Topping the list of formidable prehistoric predators, the Tyrannosaurus rex is renowned worldwide as one of the most formidable predators to have ever roamed the Earth. This colossal dinosaur, measuring up to 40 feet in length, possessed a massive head and powerful jaws capable of delivering a devastating bite. Despite their dominance, the question of why Tyrannosaurus rex and other dinosaurs went extinct remains one of paleontology’s most enduring mysteries. The asteroid strike 66 million years ago is the leading explanation, but the story of why some lineages survived and others did not is still being written. In a way, every time you see a bird outside your window, you are looking at the one sliver of dinosaur lineage that made it through.
Conclusion: What These Lost Creatures Teach Us

Every single one of these creatures was, at some point, a success story. They thrived, multiplied, spread across oceans and continents, and ruled their respective eras.
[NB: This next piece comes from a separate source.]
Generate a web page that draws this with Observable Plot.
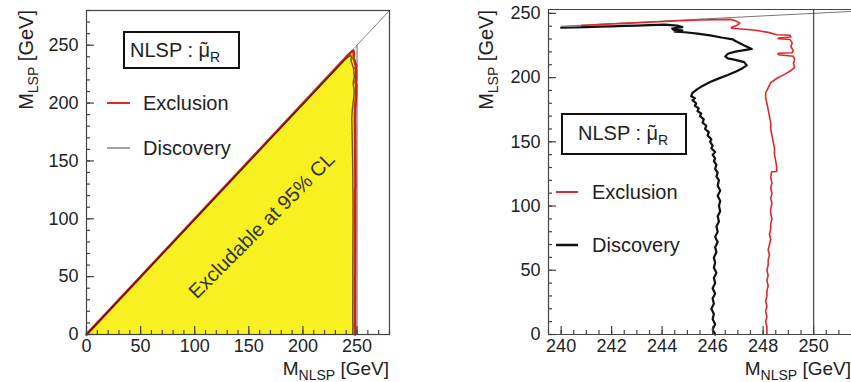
<!DOCTYPE html>
<html><head><meta charset="utf-8">
<script src="https://cdn.jsdelivr.net/npm/d3@7"></script>
<script src="https://cdn.jsdelivr.net/npm/@observablehq/plot@0.6"></script>
<style>
body{margin:0;background:#fff;overflow:hidden;width:851px;height:382px;position:relative;font-family:"Liberation Sans",Arial,sans-serif;}
#left{position:absolute;left:0;top:0;}
#right{position:absolute;left:430px;top:0;}
svg{overflow:visible}
</style></head><body>
<div id="left"></div><div id="right"></div>
<script>
// ---- data (GeV) ----
const discovery = [[240.0,238.8],[240.5,239.0],[241,239.3],[241.5,239.6],[242,239.9],[242.5,240.2],[243,240.5],[243.5,240.8],[244.1,241.3],[244.6,240.5],[244.8,239.3],[244.4,238.2],[244.45,237.2],[244.8,236.8],[244.5,235.8],[244.9,235.3],[245.4,234.2],[245.9,232.8],[246.4,231],[246.8,229.8],[246.9,228.5],[247.1,226.5],[247.3,224.5],[247.55,222.3],[247.2,221.2],[246.9,220.2],[246.6,218.6],[246.5,216.5],[246.6,215],[246.9,213.8],[247.25,212],[247.35,209.5],[247.2,207.5],[246.95,205],[246.6,202],[246.2,199],[245.9,196.5],[245.6,193.5],[245.4,191],[245.2,188],[245.15,185.5],[245.3,184],[245.2,182.5],[245.35,180],[245.3,178],[245.45,176],[245.4,174],[245.55,172],[245.5,170],[245.65,167.5],[245.6,165],[245.75,162.5],[245.7,160],[245.85,157.5],[245.8,155],[245.95,152],[245.9,150],[246.0,147],[245.95,145],[246.1,142],[246.0,140],[246.1,137],[246.05,135],[246.15,132],[246.1,129],[246.2,126],[246.15,123],[246.25,120],[246.2,116],[246.3,112],[246.2,108],[246.3,104],[246.25,100],[246.3,96],[246.2,92],[246.25,88],[246.15,84],[246.2,80],[246.1,76],[246.2,72],[246.1,68],[246.15,64],[246.05,60],[246.1,56],[246.05,52],[246.15,48],[246.05,44],[246.1,40],[246.0,36],[246.1,32],[246.0,28],[246.05,24],[245.95,20],[246.05,16],[246.0,12],[246.1,8],[246.0,4],[246.1,0]];
const exclusion = [[240.8,240.6],[241.5,241.3],[242.5,242.2],[243.5,243.1],[244.5,244.0],[245.5,244.8],[246.7,245.3],[246.9,244.2],[247.08,242.4],[246.95,240.5],[246.75,239.2],[246.75,238.4],[247.15,237.8],[247.7,236.8],[248.2,235.2],[248.54,233.4],[249.07,232.9],[249.1,231.6],[248.6,230.8],[248.6,230.2],[249.07,229.6],[249.15,227],[249.1,224],[249.2,221],[249.14,219.3],[248.6,219.0],[248.6,217.8],[249.2,216.6],[249.25,214],[249.2,211],[249.25,208],[249.1,205.5],[248.85,202.5],[248.55,199.5],[248.3,196],[248.2,192],[248.1,188],[248.1,184],[248.15,180],[248.2,175],[248.25,170],[248.3,165],[248.3,160],[248.35,155],[248.4,150],[248.45,145],[248.45,140],[248.5,135],[248.54,130],[248.54,127],[248.33,126.5],[248.3,122],[248.35,118],[248.3,114],[248.35,110],[248.3,106],[248.35,102],[248.3,98],[248.3,94],[248.35,90],[248.3,86],[248.3,82],[248.25,78],[248.3,74],[248.25,70],[248.2,66],[248.25,62],[248.2,58],[248.2,54],[248.15,50],[248.2,46],[248.15,42],[248.2,38],[248.15,34],[248.15,30],[248.1,26],[248.15,22],[248.1,18],[248.15,14],[248.1,10],[248.15,6],[248.15,0]];
const origin = [[0, 0]];
const kinematicLimit = [250];
const diagonalLeft = [0, 280];
const diagonalRight = [240, 253];
const leftMajorTicks = [0, 50, 100, 150, 200, 250];
const rightXMajorTicks = [240, 242, 244, 246, 248, 250];
const rightYMajorTicks = [0, 50, 100, 150, 200, 250];
const regionLabel = [{x: 162, y: 94, text: "Excludable at 95% CL"}];
const legendLabels = ["Exclusion", "Discovery"];

const FONT = '"Liberation Sans", Arial, Helvetica, sans-serif';
const RED = "#e0282a";
const AXIS = "#444";

// ROOT-style inward ticks + outside labels
function ticks(xDom, yDom, xMinor, yMinor, xMajor, yMajor) {
  const tx = (arr, len) => Plot.ruleX(arr, {x: d => d, y1: yDom[0], y2: yDom[0], insetBottom: len, stroke: AXIS, strokeWidth: 1.2});
  const ty = (arr, len) => Plot.ruleY(arr, {y: d => d, x1: xDom[0], x2: xDom[0], insetLeft: len, stroke: AXIS, strokeWidth: 1.2});
  return [
    tx(xMinor, 4), tx(xMajor, 8), ty(yMinor, 4), ty(yMajor, 8),
    Plot.axisX(xMajor, {tickSize: 0, tickPadding: 5, label: null, fontSize: 18, fill: "#222"}),
    Plot.axisY(yMajor, {tickSize: 0, tickPadding: 8, label: null, fontSize: 18, fill: "#222"})
  ];
}

// ---- left panel ----
const leftX = [0, 280], leftY = [0, 280];
const leftPlot = Plot.plot({
  width: 420, height: 382,
  marginLeft: 86, marginRight: 31, marginTop: 10, marginBottom: 48,
  x: {domain: leftX}, y: {domain: leftY},
  style: {fontFamily: FONT, fontSize: "18px", color: "#222", background: "transparent"},
  marks: [
    Plot.line([...origin, ...exclusion], {x: d => d[0], y: d => d[1], fill: "#f8f020", stroke: "none"}),
    Plot.line(diagonalLeft, {x: d => d, y: d => d, stroke: "#888", strokeWidth: 1}),
    Plot.ruleX(kinematicLimit, {y1: 0, y2: 250, stroke: "#666", strokeWidth: 1}),
    Plot.line([...origin, ...exclusion], {x: d => d[0], y: d => d[1], stroke: "#c8261c", strokeWidth: 2.6}),
    Plot.line([...origin, ...discovery], {x: d => d[0], y: d => d[1], stroke: "#2a1a08", strokeWidth: 1.4, strokeOpacity: 0.7}),
    Plot.text(regionLabel, {x: "x", y: "y", text: "text", rotate: -45, fontSize: 20, fill: "#333"}),
    Plot.frame({stroke: AXIS, strokeWidth: 1.2}),
    ...ticks(leftX, leftY, d3.range(0, 281, 10), d3.range(0, 281, 10), leftMajorTicks, leftMajorTicks)
  ]
});
document.getElementById("left").append(leftPlot);

// ---- right panel ----
const rightX = [239.5, 251.5], rightY = [0, 253];
const rightPlot = Plot.plot({
  width: 421, height: 382,
  marginLeft: 118, marginRight: 0, marginTop: 9, marginBottom: 48,
  x: {domain: rightX}, y: {domain: rightY},
  style: {fontFamily: FONT, fontSize: "18px", color: "#222", background: "transparent"},
  marks: [
    Plot.line(diagonalRight, {x: d => d, y: d => d, stroke: "#777", strokeWidth: 1, clip: true}),
    Plot.ruleX(kinematicLimit, {stroke: AXIS, strokeWidth: 1.2}),
    Plot.line(exclusion, {x: d => d[0], y: d => d[1], stroke: RED, strokeWidth: 1.6}),
    Plot.line(discovery, {x: d => d[0], y: d => d[1], stroke: "#111", strokeWidth: 2.2}),
    Plot.ruleY([rightY[1]], {stroke: AXIS, strokeWidth: 1.2}),
    Plot.ruleY([rightY[0]], {stroke: AXIS, strokeWidth: 1.2}),
    Plot.ruleX([rightX[0]], {stroke: AXIS, strokeWidth: 1.2}),
    ...ticks(rightX, rightY, d3.range(239.5, 251.6, 0.5), d3.range(0, 251, 10), rightXMajorTicks, rightYMajorTicks)
  ]
});
document.getElementById("right").append(rightPlot);

// ---- annotations (titles, legends) ----
function txt(sel) {
  return sel.append("text").attr("text-anchor", "start").attr("font-family", FONT).attr("fill", "#222");
}
function addTitles(svg, xRight, yTitleX) {
  const s = d3.select(svg);
  const xt = txt(s).attr("x", xRight).attr("y", 375).attr("text-anchor", "end").attr("font-size", 19);
  xt.append("tspan").text("M");
  xt.append("tspan").attr("font-size", 14).attr("dy", 5).text("NLSP");
  xt.append("tspan").attr("dy", -5).text(" [GeV]");
  const yt = txt(s).attr("transform", `translate(${yTitleX},10) rotate(-90)`).attr("text-anchor", "end").attr("font-size", 20);
  yt.append("tspan").text("M");
  yt.append("tspan").attr("font-size", 14).attr("dy", 5).text("LSP");
  yt.append("tspan").attr("dy", -5).text(" [GeV]");
}
function addLegend(svg, box, entries) {
  const s = d3.select(svg);
  s.append("rect").attr("x", box.x).attr("y", box.y).attr("width", box.w).attr("height", box.h)
    .attr("fill", "#fff").attr("stroke", "#111").attr("stroke-width", 2);
  const t = txt(s).attr("x", box.tx).attr("y", box.ty).attr("font-size", 20);
  t.append("tspan").text("NLSP : \u03BC");
  t.append("tspan").attr("dx", -9.3).attr("dy", -1).text("\u02DC");
  t.append("tspan").attr("font-size", 14).attr("dx", 2.6).attr("dy", 6).text("R");
  entries.forEach((e, i) => {
    s.append("line").attr("x1", e.x1).attr("x2", e.x2).attr("y1", e.y).attr("y2", e.y)
      .attr("stroke", e.color).attr("stroke-width", e.w);
    txt(s).attr("x", e.tx).attr("y", e.y).attr("dy", "0.35em").attr("font-size", 20).text(legendLabels[i]);
  });
}
addTitles(leftPlot, 389, 33);
addTitles(rightPlot, 421, 63);
addLegend(leftPlot, {x: 124, y: 32, w: 115, h: 36, tx: 130, ty: 57}, [
  {x1: 107, x2: 130, y: 103, color: RED, w: 2, tx: 143},
  {x1: 107, x2: 130, y: 148, color: "#666", w: 1.2, tx: 143}
]);
addLegend(rightPlot, {x: 132, y: 114, w: 124, h: 40, tx: 148, ty: 140}, [
  {x1: 126, x2: 148, y: 192, color: RED, w: 2, tx: 162},
  {x1: 126, x2: 148, y: 245, color: "#111", w: 2.5, tx: 162}
]);
</script>
</body></html>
Then time, climate, or catastrophe called their bluff. The cold truth about evolution is that it rewards adaptability far more than raw power or specialization.
You might look at Dunkleosteus or Smilodon and think their downfall was almost inevitable in hindsight. Yet these creatures had no way of knowing what was coming. An evolutionary dead end is a lineage that, while sometimes long-lived and ecologically successful in the short term, shows traits or a phylogenetic pattern that make future diversification unlikely or that recently went extinct without leaving descendants. Success today offers no guarantees for tomorrow.
Perhaps the most humbling thought of all is this: every species alive today, including our own, is simply a creature that hasn’t hit its dead end yet. What would you bet on surviving the next great turning point in Earth’s history?